Lemma 1. If $G$ is a non-nilpotent soluble group satisfying condition (II) and $G'\neq G$, then
(a) If $G=<U, V>$, then $G=V$ or $G=U$
(b) $G/G'=C_{p^{\infty}}$
(c) $G$ is a countable $p$-group.
(d) $(G')^p\neq G'$
Lemma 2. Assume that $G$ is a non-abelian group possessing an abelian normal subgroup $N$ of finite exponent $p^k$ such that $G/N=C_{p^{\infty}}$. Then
(a) $G$ is not hypercentral.
(b) $G$ satisfies condition (II) iff there is no subgroup $U\neq G$ s.t. $UN=G$.
The problem I have is on the following
Corollary 2. If the hypercentral group $G$ satisfies condition (II), then $G$ is nilpotent.
Proof. This follows from statements (b), (d) of Lemma 1 together with statement (a) of Lemma 2.
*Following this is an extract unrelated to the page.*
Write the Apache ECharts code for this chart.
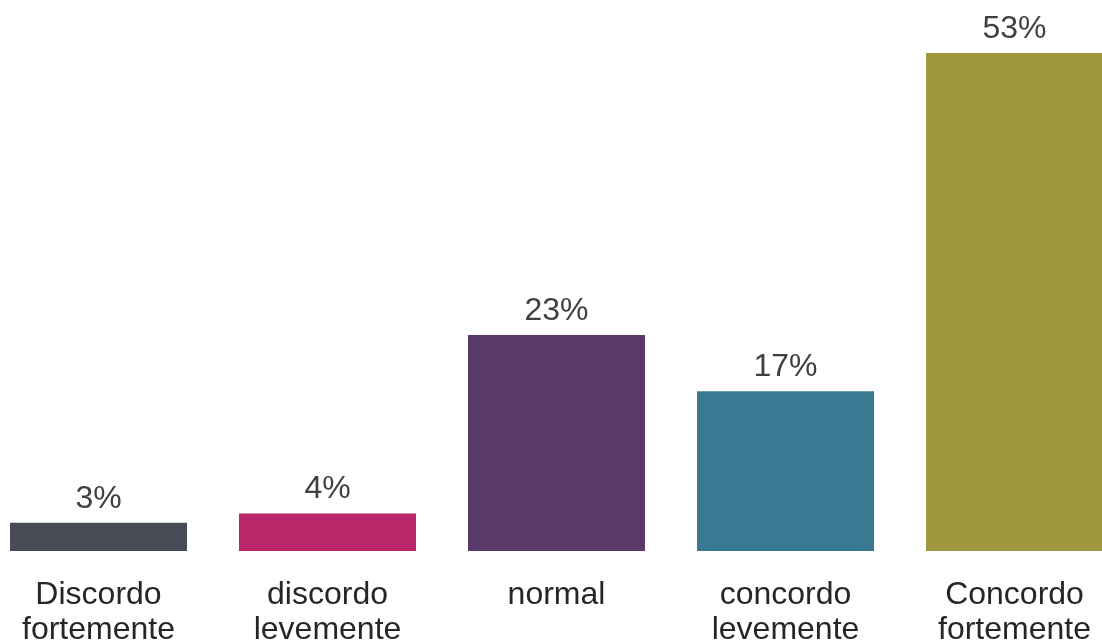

We assume for a contradiction that $G$ is not nilpotent. By Lemma 1 we have to find a subgroup $N$ with which we can apply Lemma 2 and deducing the contradiction. My question is: how we can find $N$ with the property required by Lemma 2? (When we use the condition (d)?)
Notation
$p$ is a prime.
Heineken & Mohamed, "Trivial Centre and normalizer Condition", Journal of Algebra 10. 368-376 (1968)